▶ DIRECTION
Tally the lines in the records underneath that contain the string "this", and state the figure by itself.

▶ TASK DATA
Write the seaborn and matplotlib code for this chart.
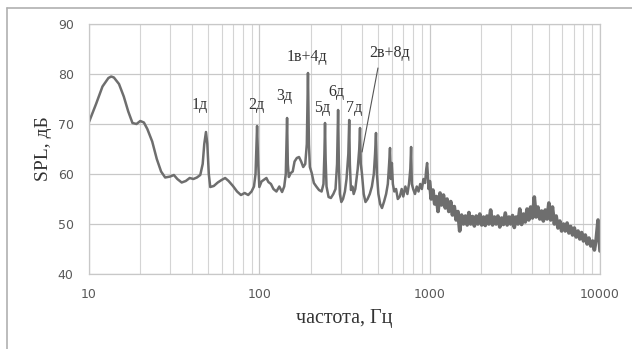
import numpy as np
import pandas as pd
import matplotlib
matplotlib.use("Agg")
import matplotlib.pyplot as plt
from matplotlib.lines import Line2D
from matplotlib.ticker import FixedLocator, LogLocator, NullFormatter
import seaborn as sns

# ---- data ----
freq_low = [10, 11, 12, 13, 13.5, 14, 15, 16, 17, 18, 19, 20, 21, 22, 23.5, 25, 26.5, 28,
            30, 31.5, 33, 35, 37, 39, 41, 43, 45, 46.5, 47.5, 48.6, 49.5, 50.5, 51.5, 54,
            57, 60, 63, 66, 70, 74, 78, 82, 86, 90, 93, 95, 97, 98.5, 100, 103, 106, 110,
            113, 117, 121, 126, 131, 136, 140, 143, 145.5, 147, 149, 153, 157, 161, 166,
            171, 176, 181, 186, 190, 193, 195.5, 198, 203, 209, 216, 224, 232, 238, 241,
            243, 245, 248, 255, 263, 272, 280, 286, 290, 293, 297, 303, 310, 318, 325, 333,
            337, 340, 345, 352, 358, 366, 378, 386, 390, 394, 400, 410, 420, 432, 445, 458,
            470, 478, 484, 490, 500, 512, 525, 540, 555, 568, 578, 585, 592, 600, 608, 620,
            635, 650, 668, 685, 700, 720, 740, 756, 770, 778, 786, 800, 820, 840, 860, 880,
            900, 920, 940, 955, 966, 975, 985, 1000]
spl_low = [70.4, 74, 77.5, 79.2, 79.5, 79.3, 78, 75.5, 72.5, 70.2, 70.0, 70.6, 70.3, 69,
           66.5, 63, 60.5, 59.3, 59.5, 59.8, 59, 58.3, 58.6, 59.2, 59.0, 59.3, 59.8, 62, 66,
           68.4, 66, 60, 57.4, 57.6, 58.3, 58.8, 59.2, 58.6, 57.6, 56.5, 55.8, 56.2, 55.8,
           56.5, 57.5, 60, 69.6, 62, 57.4, 58.5, 58.8, 59.2, 58.4, 58.0, 57, 56.5, 57.5,
           56.4, 57.5, 60, 71.2, 62, 59.4, 60.2, 60.5, 62.5, 63.2, 63.4, 62.5, 61.4, 62, 66,
           80.2, 66, 61.4, 60.2, 58.2, 57.5, 56.8, 56.5, 58, 64, 70.2, 63, 57.5, 55.4, 55.2,
           56, 57, 62, 72.8, 62, 56, 54.4, 55, 56.5, 59, 64, 70.8, 62, 56.8, 57.5, 56, 57,
           61, 65, 69.2, 62, 60.2, 56, 54.4, 55, 56, 57.5, 60, 64, 68.2, 60, 56, 54, 53.2,
           54.5, 56, 58, 62, 65.2, 59, 62.2, 58, 56.5, 57, 55, 55.5, 57, 55.5, 57.5, 56, 58,
           61, 65.4, 58, 57, 56, 57.5, 56.5, 58, 57, 59, 58.2, 61, 62.2, 60, 57, 58.5]

freq_high = [1000, 1020, 1045, 1070, 1095, 1120, 1150, 1175, 1205, 1235, 1265, 1295, 1330,
             1360, 1395, 1430, 1465, 1500, 1540, 1580, 1620, 1660, 1700, 1740, 1785, 1830,
             1875, 1920, 1970, 2020, 2070, 2120, 2170, 2225, 2280, 2340, 2400, 2455, 2515,
             2580, 2645, 2710, 2780, 2850, 2920, 2990, 3065, 3140, 3220, 3300, 3380, 3465,
             3550, 3640, 3730, 3820, 3915, 4015, 4115, 4215, 4320, 4430, 4540, 4650, 4770,
             4890, 5010, 5135, 5260, 5395, 5530, 5665, 5810, 5950, 6100, 6250, 6410, 6570,
             6730, 6900, 7070, 7250, 7430, 7610, 7800, 8000, 8200, 8400, 8610, 8830, 9050,
             9270, 9500, 9740, 10000]
spl_high = [58.5, 55, 56.8, 54, 55.5, 52.5, 56.2, 53.8, 55.8, 53.2, 55, 52.5, 54.5, 51.8,
            53.5, 50.8, 52.5, 48.6, 51.8, 50, 51.6, 49.8, 52.3, 50, 51.5, 49.6, 51.6, 50,
            52, 49.8, 51.4, 49.7, 51.6, 50, 52.8, 49.8, 51.4, 50, 51.6, 49.4, 51.2, 49.9,
            52.2, 49.8, 51.4, 50, 51.7, 49.3, 51.4, 50, 53, 49.9, 52, 50.4, 53, 50.8,
            53.4, 51.2, 55.4, 51.4, 53.4, 51, 52.6, 50.6, 52.8, 51, 54.2, 50.8, 53.4, 50,
            51.6, 49.2, 50.6, 48.6, 50, 48.6, 50.2, 48.2, 49.5, 47.8, 49.2, 47.4, 48.6,
            47, 48.3, 46.6, 47.8, 46, 47.2, 45.6, 46.6, 44.8, 47, 50.8, 44.6]

labels = ["1д", "2д", "3д", "1в+4д", "5д", "6д", "7д", "2в+8д"]
label_x = [44.9, 95.7, 140, 191, 233, 283, 360, 585]
label_y = [73.8, 73.8, 75.6, 83.4, 73.2, 76.4, 73.2, 84.2]

x_ticks = [10, 100, 1000, 10000]
y_ticks = [40, 50, 60, 70, 80, 90]

df_low = pd.DataFrame({"f": freq_low, "spl": spl_low})
df_high = pd.DataFrame({"f": freq_high, "spl": spl_high})

sns.set_style("white")
plt.rcParams["font.family"] = ["DejaVu Sans"]

fig = plt.figure(figsize=(6.32, 3.49), dpi=100)
ax = fig.add_axes([89 / 632, 1 - 274 / 349, (600 - 89) / 632, (274 - 24) / 349])

line_color = "#6e6e6e"
sns.lineplot(data=df_low, x="f", y="spl", ax=ax, color=line_color, linewidth=1.8,
             estimator=None, sort=False)
sns.lineplot(data=df_high, x="f", y="spl", ax=ax, color=line_color, linewidth=2.6,
             estimator=None, sort=False)

ax.set_xscale("log")
ax.set_xlim(10, 10000)
ax.set_ylim(40, 90)
ax.xaxis.set_major_locator(FixedLocator(x_ticks))
ax.set_xticklabels([str(t) for t in x_ticks])
ax.xaxis.set_minor_locator(LogLocator(base=10, subs=np.arange(2, 10)))
ax.xaxis.set_minor_formatter(NullFormatter())
ax.set_yticks(y_ticks)
ax.set_yticklabels([str(t) for t in y_ticks])

ax.grid(True, which="major", axis="both", color="#c8c8c8", linewidth=0.9)
ax.grid(True, which="minor", axis="x", color="#d4d4d4", linewidth=0.8)
ax.set_axisbelow(True)
for s in ax.spines.values():
    s.set_color("#c8c8c8")
    s.set_linewidth(0.9)

ax.tick_params(axis="both", which="both", length=0, labelsize=9, labelcolor="#595959")
ax.tick_params(axis="x", pad=10)
ax.tick_params(axis="y", pad=11)

ax.set_xlabel("частота, Гц", family="Liberation Serif", fontsize=14.5, color="#333333",
              labelpad=6)
ax.set_ylabel("SPL, дБ", family="Liberation Serif", fontsize=14, color="#333333",
              labelpad=4)

for t, lx, ly in zip(labels, label_x, label_y):
    ax.text(lx, ly, t, family="Liberation Serif", fontsize=11.5, color="#333333",
            ha="center", va="center")
ax.plot([497, 401], [81.2, 64.4], color="#555555", linewidth=0.8)

# outer chart border (left and top)
fig.add_artist(Line2D([7 / 632, 7 / 632], [0, 1 - 8 / 349], transform=fig.transFigure,
                      color="#b0b0b0", linewidth=1.2))
fig.add_artist(Line2D([7 / 632, 1], [1 - 8 / 349, 1 - 8 / 349], transform=fig.transFigure,
                      color="#b0b0b0", linewidth=1.2))

fig.savefig("out.png", dpi=100)
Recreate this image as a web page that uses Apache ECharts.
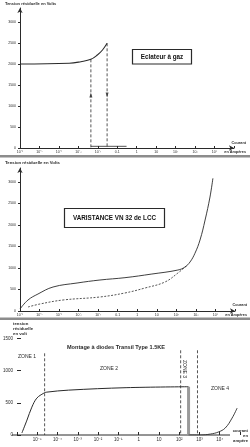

▶ EXERCISE OUTPUT
2